Learning as Abduction: Trainable Natural Logic Theorem Prover for
Natural Language Inference
- URL: http://arxiv.org/abs/2010.15909v2
- Date: Tue, 1 Dec 2020 12:02:44 GMT
- Title: Learning as Abduction: Trainable Natural Logic Theorem Prover for
Natural Language Inference
- Authors: Lasha Abzianidze
- Abstract summary: We implement a learning method in a theorem prover for natural language.
We show that it improves the performance of the theorem prover on the SICK dataset by 1.4% while still maintaining high precision.
The obtained results are competitive with the state of the art among logic-based systems.
- Score: 0.4962199635155534
- License: http://creativecommons.org/licenses/by/4.0/
- Abstract: Tackling Natural Language Inference with a logic-based method is becoming
less and less common. While this might have been counterintuitive several
decades ago, nowadays it seems pretty obvious. The main reasons for such a
conception are that (a) logic-based methods are usually brittle when it comes
to processing wide-coverage texts, and (b) instead of automatically learning
from data, they require much of manual effort for development. We make a step
towards to overcome such shortcomings by modeling learning from data as
abduction: reversing a theorem-proving procedure to abduce semantic relations
that serve as the best explanation for the gold label of an inference problem.

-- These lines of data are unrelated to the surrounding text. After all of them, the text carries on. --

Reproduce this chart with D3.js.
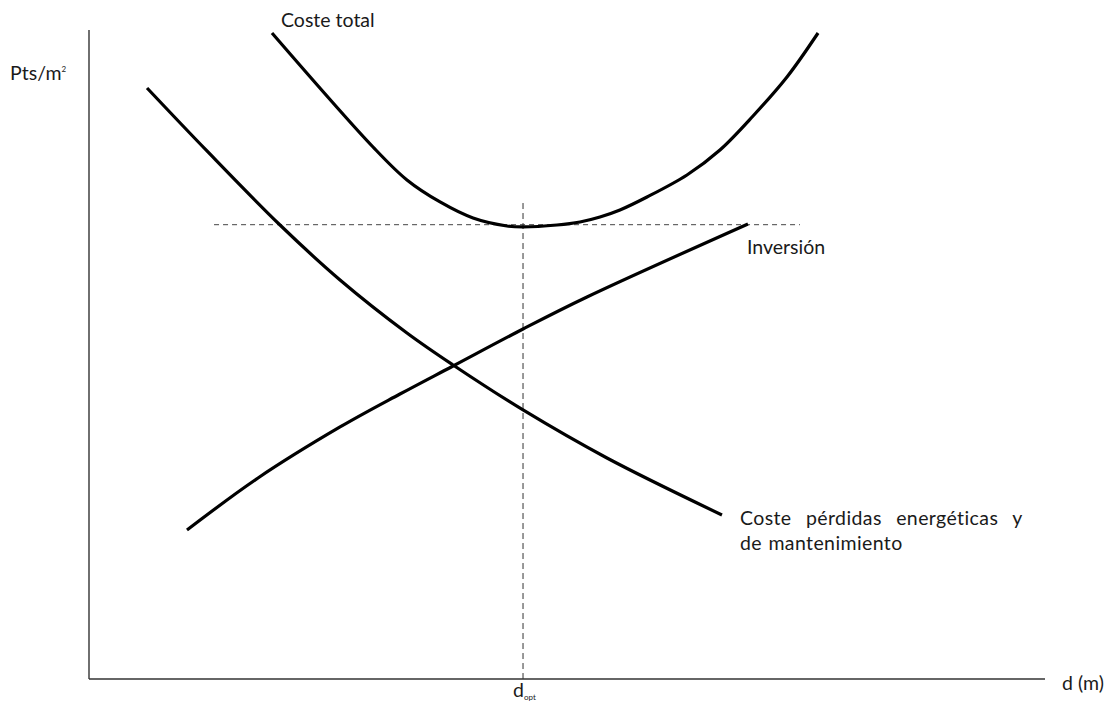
<!DOCTYPE html>
<html>
<head>
  <meta charset="utf-8">
  <title>Coste total - espesor optimo</title>
  <script src="https://d3js.org/d3.v7.min.js"></script>
  <style>
    body { margin: 0; background: #fff; }
    svg text { font-family: Lato, "Open Sans", sans-serif; fill: #1a1a1a; font-size: 19.5px; }
  </style>
</head>
<body>
<div id="grafico"></div>
<script>
// curvas (d en unidades arbitrarias 0-100, coste 0-100)
var perdidas_d = [6.07, 12.34, 19.98, 26.26, 33.26, 38.08, 45.40, 54.18, 66.21];
var perdidas_c = [91.06, 81.36, 69.95, 61.48, 53.31, 48.38, 41.45, 34.05, 25.27];

var inversion_d = [10.25, 17.68, 26.26, 32.53, 38.08, 45.40, 52.09, 68.93];
var inversion_c = [22.96, 30.97, 38.83, 43.91, 48.23, 53.93, 58.86, 70.11];

var total_d = [19.14, 29.71, 33.26, 36.72, 40.17, 43.72, 45.40, 48.95, 51.36, 53.45,
               55.54, 58.37, 62.55, 66.00, 69.46, 73.01, 76.26];
var total_c = [99.54, 81.97, 76.89, 73.50, 71.03, 69.80, 69.65, 69.95, 70.42, 71.19,
               72.27, 74.27, 77.66, 81.51, 86.75, 92.76, 99.54];

var d_opt = 45.40;
var c_ref = 70.0;          // linea de referencia horizontal
var ref_desde = 13.08, ref_hasta = 74.37;
var opt_hasta = 73.34;

var etiquetas = {
  y: "Pts/m",
  x: "d (m)",
  total: "Coste total",
  inversion: "Inversión",
  perdidas: ["Coste pérdidas energéticas y", "de mantenimiento"]
};

var W = 1112, H = 708;

var x = d3.scaleLinear().domain([0, 100]).range([89, 1045]);
var y = d3.scaleLinear().domain([0, 100]).range([679, 30]);

var svg = d3.select("#grafico").append("svg")
  .attr("width", W)
  .attr("height", H);

// ejes
svg.append("line")
  .attr("x1", x(0)).attr("y1", y(0))
  .attr("x2", x(0)).attr("y2", y(100))
  .attr("stroke", "#333").attr("stroke-width", 1.4);
svg.append("line")
  .attr("x1", x(0)).attr("y1", y(0))
  .attr("x2", x(100)).attr("y2", y(0))
  .attr("stroke", "#333").attr("stroke-width", 1.6);

// lineas discontinuas
svg.append("line")
  .attr("x1", x(ref_desde)).attr("y1", y(c_ref))
  .attr("x2", x(ref_hasta)).attr("y2", y(c_ref))
  .attr("stroke", "#444").attr("stroke-width", 1)
  .attr("stroke-dasharray", "5,4");
svg.append("line")
  .attr("x1", x(d_opt)).attr("y1", y(opt_hasta))
  .attr("x2", x(d_opt)).attr("y2", y(0))
  .attr("stroke", "#333").attr("stroke-width", 1)
  .attr("stroke-dasharray", "6,4");

var linea = d3.line()
  .x(d => x(d[0]))
  .y(d => y(d[1]))
  .curve(d3.curveCatmullRom.alpha(0.5));

var curvas = [
  d3.zip(perdidas_d, perdidas_c),
  d3.zip(inversion_d, inversion_c),
  d3.zip(total_d, total_c)
];

svg.selectAll("path.curva").data(curvas).enter().append("path")
  .attr("class", "curva")
  .attr("d", linea)
  .attr("fill", "none")
  .attr("stroke", "#000")
  .attr("stroke-width", 3.2)
  .attr("stroke-linecap", "butt");

// textos
var ty = svg.append("text")
  .attr("x", 10).attr("y", 80)
  .text(etiquetas.y);
ty.append("tspan").attr("dy", -8).style("font-size", "8px").text("2");

svg.append("text")
  .attr("x", 1062).attr("y", 690)
  .text(etiquetas.x);

var to = svg.append("text")
  .attr("x", 513).attr("y", 697)
  .text("d");
to.append("tspan").attr("dy", 3).style("font-size", "8px").text("opt");

svg.append("text")
  .attr("x", 281).attr("y", 27)
  .text(etiquetas.total);

svg.append("text")
  .attr("x", 747).attr("y", 254)
  .text(etiquetas.inversion);

svg.append("g").selectAll("text").data(etiquetas.perdidas).enter().append("text")
  .attr("x", 740)
  .attr("y", (d, i) => 525 + i * 25)
  .style("letter-spacing", "0.4px")
  .style("word-spacing", (d, i) => i == 0 ? "9px" : "1px")
  .text(d => d);
</script>
</body>
</html>
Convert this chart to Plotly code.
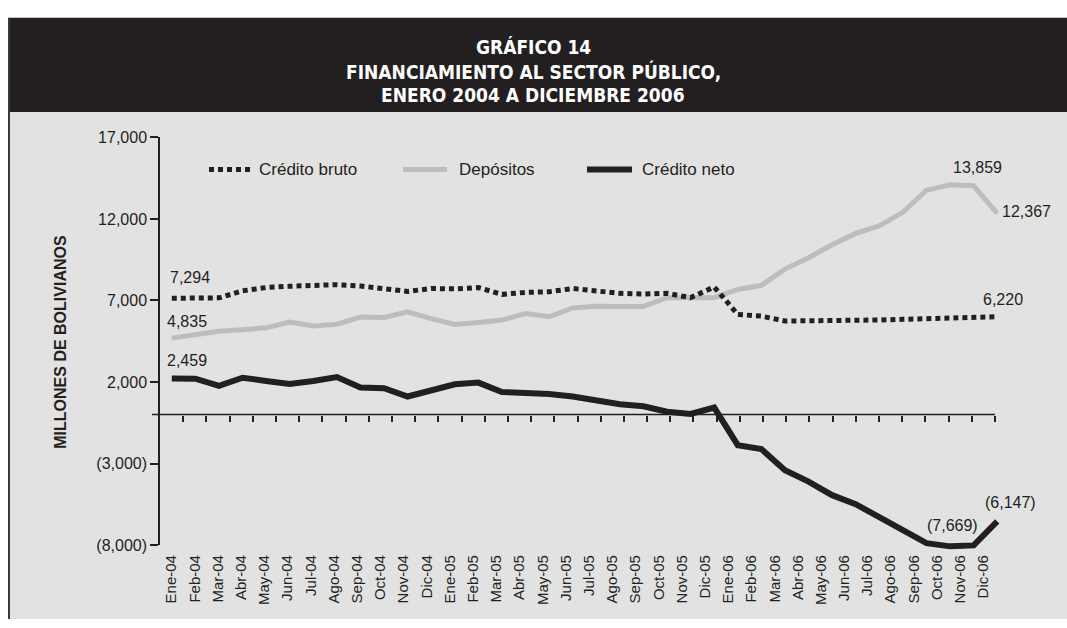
import plotly.graph_objects as go

# ---------------- data ----------------
months = ["Ene-04", "Feb-04", "Mar-04", "Abr-04", "May-04", "Jun-04", "Jul-04", "Ago-04",
          "Sep-04", "Oct-04", "Nov-04", "Dic-04",
          "Ene-05", "Feb-05", "Mar-05", "Abr-05", "May-05", "Jun-05", "Jul-05", "Ago-05",
          "Sep-05", "Oct-05", "Nov-05", "Dic-05",
          "Ene-06", "Feb-06", "Mar-06", "Abr-06", "May-06", "Jun-06", "Jul-06", "Ago-06",
          "Sep-06", "Oct-06", "Nov-06", "Dic-06"]

credito_bruto = [7136, 7136, 7160, 7590, 7793, 7871, 7912, 7970, 7890, 7690, 7554, 7733,
                 7713, 7793, 7375, 7494, 7534, 7733, 7594, 7435, 7393, 7435, 7173, 7830,
                 6140, 6040, 5740, 5740, 5764, 5784, 5804, 5844, 5884, 5923, 5963, 6003]

depositos = [4690, 4887, 5107, 5203, 5323, 5681, 5442, 5543, 5980, 5960, 6301, 5883,
             5525, 5645, 5800, 6200, 6003, 6540, 6640, 6636, 6636, 7173, 7193, 7173,
             7674, 7930, 8925, 9620, 10418, 11111, 11570, 12405, 13760, 14094, 14034, 12346]

credito_neto = [2220, 2202, 1766, 2262, 2064, 1885, 2064, 2302, 1665, 1623, 1110, 1504,
                1862, 1963, 1385, 1325, 1266, 1110, 871, 632, 513, 173, 37, 430,
                -1873, -2112, -3407, -4105, -4940, -5496, -6290, -7089, -7883, -8080, -8020, -6551]

series_names = ["Crédito bruto", "Depósitos", "Crédito neto"]

y_tickvals = [-8000, -3000, 2000, 7000, 12000, 17000]
y_ticktext = ["(8,000)", "(3,000)", "2,000", "7,000", "12,000", "17,000"]

title_lines = ["GRÁFICO 14", "FINANCIAMIENTO AL SECTOR PÚBLICO,", "ENERO 2004 A DICIEMBRE 2006"]
y_title = "MILLONES DE BOLIVIANOS"

# point labels: (series, month index, text)
point_labels = [
    ("bruto", 0, "7,294"), ("bruto", 35, "6,220"),
    ("dep", 0, "4,835"), ("dep", 34, "13,859"), ("dep", 35, "12,367"),
    ("neto", 0, "2,459"), ("neto", 33, "(7,669)"), ("neto", 35, "(6,147)"),
]

# ---------------- styling / layout geometry ----------------
W, H = 1067, 628
INK = "#231f20"
GRAY_LINE = "#bdbdc1"
BG = "#e2e2e2"
FONT = "Liberation Sans, Arial, sans-serif"
TITLE_FONT = "Liberation Sans Narrow, DejaVu Sans Condensed, Liberation Sans, sans-serif"

PLOT_L, PLOT_R, PLOT_T, PLOT_B = 160, 995, 133, 552
LINE_R = 1009
Y_MIN, Y_MAX = -8000, 17000
Y_PAD = 500


def fx(px):
    return px / W


def fy(py):
    return 1 - py / H


n = len(months)
idx = list(range(n))
upx = (PLOT_B - PLOT_T) / (Y_MAX - Y_MIN)
zero_pos = fy(PLOT_B) + (0 - Y_MIN) / (Y_MAX - Y_MIN) * (fy(PLOT_T) - fy(PLOT_B))

fig = go.Figure()

series = {
    "dep": dict(y=depositos, name=series_names[1], line=dict(color=GRAY_LINE, width=5)),
    "bruto": dict(y=credito_bruto, name=series_names[0], line=dict(color=INK, width=5, dash="5px,4px")),
    "neto": dict(y=credito_neto, name=series_names[2], line=dict(color=INK, width=6)),
}
for key in ["dep", "bruto", "neto"]:
    s = series[key]
    fig.add_trace(go.Scatter(x=idx, y=s["y"], name=s["name"], mode="lines", line=s["line"],
                             xaxis="x3", yaxis="y3", showlegend=False, hoverinfo="x+y"))

# dummy traces so the label axis and the tick-only axis are drawn
fig.add_trace(go.Scatter(x=[0], y=[None], xaxis="x2", yaxis="y", showlegend=False, hoverinfo="skip"))
fig.add_trace(go.Scatter(x=[0], y=[None], xaxis="x", yaxis="y", showlegend=False, hoverinfo="skip"))

shapes = [
    dict(type="rect", xref="paper", yref="paper", x0=fx(9), x1=1, y0=0, y1=fy(107),
         fillcolor=BG, line=dict(width=0), layer="below"),
    dict(type="rect", xref="paper", yref="paper", x0=fx(9), x1=1, y0=fy(107), y1=fy(10),
         fillcolor=INK, line=dict(width=0), layer="below"),
    dict(type="line", xref="paper", yref="paper", x0=fx(9), x1=fx(9), y0=0, y1=fy(10),
         line=dict(color="#3a3a3a", width=2)),
    dict(type="line", xref="x domain", yref="y", x0=-8 / (PLOT_R - PLOT_L), x1=1, y0=0, y1=0,
         line=dict(color=INK, width=1.5)),
]

# custom legend
legend_items = [
    (209, 250, 257, series["bruto"]["line"], series_names[0]),
    (403, 447, 457, series["dep"]["line"], series_names[1]),
    (587, 632, 640, series["neto"]["line"], series_names[2]),
]
LEG_Y = 166
annotations = []
for x0, x1, tx, ln, name in legend_items:
    shapes.append(dict(type="line", xref="paper", yref="paper", x0=fx(x0), x1=fx(x1),
                       y0=fy(LEG_Y), y1=fy(LEG_Y), line=ln))
    annotations.append(dict(xref="paper", yref="paper", x=fx(tx), y=fy(LEG_Y), text=name,
                            showarrow=False, xanchor="left", yanchor="middle",
                            font=dict(family=FONT, size=17, color=INK)))

# title
for t, py in zip(title_lines, [40, 65, 89]):
    annotations.append(dict(xref="paper", yref="paper", x=fx(533), y=fy(py), text="<b>%s</b>" % t,
                            showarrow=False, xanchor="center", yanchor="middle",
                            font=dict(family=TITLE_FONT, size=19, color="white")))

annotations.append(dict(xref="paper", yref="paper", x=fx(61), y=fy(343), text="<b>%s</b>" % y_title,
                        showarrow=False, textangle=-90, xanchor="center", yanchor="middle",
                        font=dict(family=FONT, size=16, color=INK)))

offsets = {
    ("bruto", 0): (18, 21, "center"), ("bruto", 35): (6, 17, "center"),
    ("dep", 0): (15, 17, "center"), ("dep", 34): (4, 18, "center"), ("dep", 35): (3, 2, "left"),
    ("neto", 0): (15, 18, "center"), ("neto", 33): (2, 21, "center"), ("neto", 35): (13, 19, "center"),
}
for key, i, txt in point_labels:
    dx, dy, anc = offsets[(key, i)]
    annotations.append(dict(xref="x3", yref="y3", x=i, y=series[key]["y"][i], text=txt,
                            showarrow=False, xanchor=anc, yanchor="middle", xshift=dx, yshift=dy,
                            font=dict(family=FONT, size=16, color=INK)))

fig.update_layout(
    width=W, height=H,
    margin=dict(l=0, r=0, t=0, b=0),
    paper_bgcolor="white",
    plot_bgcolor="rgba(0,0,0,0)",
    showlegend=False,
    font=dict(family=FONT, color=INK),
    xaxis=dict(domain=[fx(PLOT_L), fx(PLOT_R)], range=[-0.5, n - 0.5], tickmode="array",
               tickvals=idx, ticktext=months, tickangle=-90, ticks="", showgrid=False,
               zeroline=False, showline=False, anchor="y", ticklabelstandoff=6,
               tickfont=dict(family=FONT, size=15, color=INK)),
    yaxis=dict(domain=[fy(PLOT_B), fy(PLOT_T)], range=[Y_MIN, Y_MAX], tickmode="array",
               tickvals=y_tickvals, ticktext=y_ticktext, ticks="outside", ticklen=8,
               tickwidth=1.5, tickcolor=INK, showline=True, linewidth=1.5, linecolor=INK,
               showgrid=False, zeroline=False, anchor="x",
               tickfont=dict(family=FONT, size=16, color=INK)),
    xaxis2=dict(overlaying="x", anchor="free", position=zero_pos, range=[-0.5, n - 0.5],
                tickmode="array", tickvals=[i + 0.5 for i in idx],
                ticks="outside", ticklen=6, tickwidth=1.5, tickcolor=INK,
                showticklabels=False, showline=False, showgrid=False, zeroline=False, side="bottom"),
    xaxis3=dict(domain=[fx(PLOT_L), fx(LINE_R)], range=[-0.5, n - 0.5], visible=False, anchor="y3"),
    yaxis3=dict(domain=[fy(PLOT_B + Y_PAD * upx), fy(PLOT_T)], range=[Y_MIN - Y_PAD, Y_MAX],
                visible=False, anchor="x3"),
    shapes=shapes,
    annotations=annotations,
)

fig.write_html("out.html",
               config={"displayModeBar": False},
               post_script="document.documentElement.style.margin='0';"
                           "document.body.style.margin='0';document.body.style.overflow='hidden';")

In other words, instead of proving sentence-level inference relations with the
help of lexical relations, the lexical relations are proved taking into account
the sentence-level inference relations. We implement the learning method in a
tableau theorem prover for natural language and show that it improves the
performance of the theorem prover on the SICK dataset by 1.4% while still
maintaining high precision (>94%). The obtained results are competitive with
the state of the art among logic-based systems.